An hour after we began our early morning trek, we pulled into the parking lot and other than the vendors, we were part of a select crowd to arrive so early. This allowed us to grab a $1 cup of hot ambition and tour those random outdoor flea market traders who had already set up. We browsed a booth dedicated to bulk socks, a children’s t-shirts booth featuring glittery prose like “I wouldn’t be so spoiled if someone would spank grandma” and a whole bunch of magnetic jewelry booths – the snake oil for the 21st century.
But, then we visited the booths of George E. and Sheila Borum.
George is a sign maker and folk artist (known as Murob) and Sheila, runs the Possum County Folk Art Gallery near their home in Osceola, Indiana. We were invited to visit their “Fun Spot” fun museum. I should explain that I’m the sucker for these kinds of “sideshow” attractions, I’ve spent as much as $10 to see carnival ripoffs like the frightening snake lady (an African woman with her head through a mirrored box that gave the illusion that below her neck was an unbreathing – i.e. plastic – snake’s coil), the amazing and documented remains of a mermaid (a mummified monkey with old white troll hair haphazardly glued to the butt-end of a fish) and pretty much any sideshow that features a dwarf out front eating fire. So, I still had to convince Victoria that 4 quarters was a a reasonable entry fee.

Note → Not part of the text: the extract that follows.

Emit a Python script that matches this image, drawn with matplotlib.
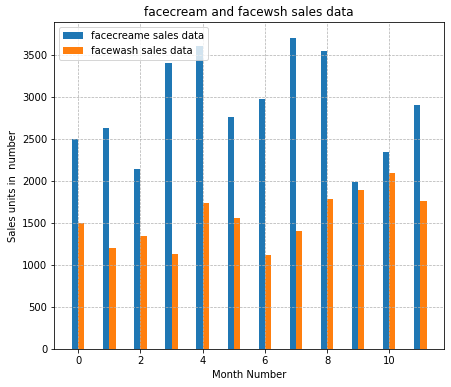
import numpy as np
import matplotlib.pyplot as plt

# monthly sales data
month_number = [0, 1, 2, 3, 4, 5, 6, 7, 8, 9, 10, 11]
facecream = [2500, 2630, 2140, 3400, 3600, 2760, 2980, 3700, 3540, 1990, 2340, 2900]
facewash = [1500, 1200, 1340, 1130, 1740, 1555, 1120, 1400, 1780, 1890, 2100, 1760]

fig = plt.figure(figsize=(451 / 72, 387 / 72), dpi=72)
fig.subplots_adjust(left=0.1204, right=0.985, bottom=0.098, top=0.942)

plt.bar(month_number, facecream, width=-0.2, align='edge', label='facecreame sales data')
plt.bar(month_number, facewash, width=0.2, align='edge', label='facewash sales data')
plt.xlabel('Month Number')
plt.ylabel('Sales units in  number')
plt.title('facecream and facewsh sales data')
plt.legend(loc='upper left')
plt.grid(True, linewidth=0.7, linestyle='--')

plt.savefig('out.png', dpi=72)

Inside, we pleasantly found whimsical folk art mixed in with photographs and interactive displays that made the $1 entry fee an absolute steal. At the entrance was paintings of the world’s tallest man, a carnival sign featuring the world’s fattest woman and newspaper articles about absurd human growth and girth. As you turn the corner, there’s a display of beer bottle and soda cap art (all completed by George) that would command top dollar in Columbus’ galleries and the annual art show. Then came the interactive “looking boxes” into which you peered to determine the answers to questions such as “the state bird of Indiana?” (Larry Bird) and a chance to stair into the eyes of the devil (the devil’s painted face with the eyes replaced with a mirror.)
We spent 15 minutes in the museum and another ten talking with Sheila and George at their newer custom-sign booth across from the museum.
After spending some time with the Borums, we headed inside for the main event, the auction would be starting in only 30 short minutes.
The auction barn itself is pretty standard, a simple open structure with high ceilings and concrete floors. Booths are set up in rows of four, approximately six deep.
The vendor booths are a hodgepodge of fare, from valuable antiques and artwork to classic video games, toys and autographed cardboard cutouts of Billy Ray Cyrus in tight jeans holding a half-munched bag of Fritos – not kidding, I have photographic proof. It seems that the there’s a wide chasm in the experience and quality of the boothmasters themselves. Some meticulously label and describe their offerings – “Classic reverse-side painted glass portraits dating to the turn of the century” – while others were lucky to have gotten anything out of their boxes. However as we would see later, their organization and pre-planning had less to do with their success than good old-fashioned presentation and packaging expertise during the auction, as well as the skill of the auctioneer.
We assumed that the auction would be held in the center of the facility, with only the best stuff making its way up on stage. We could not have been more wrong, and that we realized, is exactly what makes this one of the 1,000 things to see before you die.
Each participating booth had its own auctioneer, that’s right, at least eight auctioneers warbling out their auction calls all at once. You probably don’t realize this, but rarely do two auctioneers have the same cadence or rhythm. So, the musical and the traditional mix with the common crowd noises to create a cacophony. It’s the strangest audible experience, it’s strikingly harmonious.
Watching the bidding, we regretted not registering for our bid card. It would’ve only taken a few moments, but we never expected we would catch the fever. Though, I’m glad the bid card was still at the auction office as I could imagine being lead astray by gamble and pride to have me overbidding and walking out with a $250 souvenir- I don’t think my achy breaky heart could’ve taken it.
If you ever find yourself in Northern Indiana on a Wednesday morning, make sure you get a hearty breakfast at a local Amish restaurant and head over to the Shipshewana Flea Market. You definitely won’t regret it – unless Billy Ray ends up in your back seat.
“Two hund’rd, two hund’rd, do I hear two-twenty fi, two twenty fi, going once, going twice, Billy Ray Cyrus cutout sold to the sweaty gentleman in the front row with the angry wife.”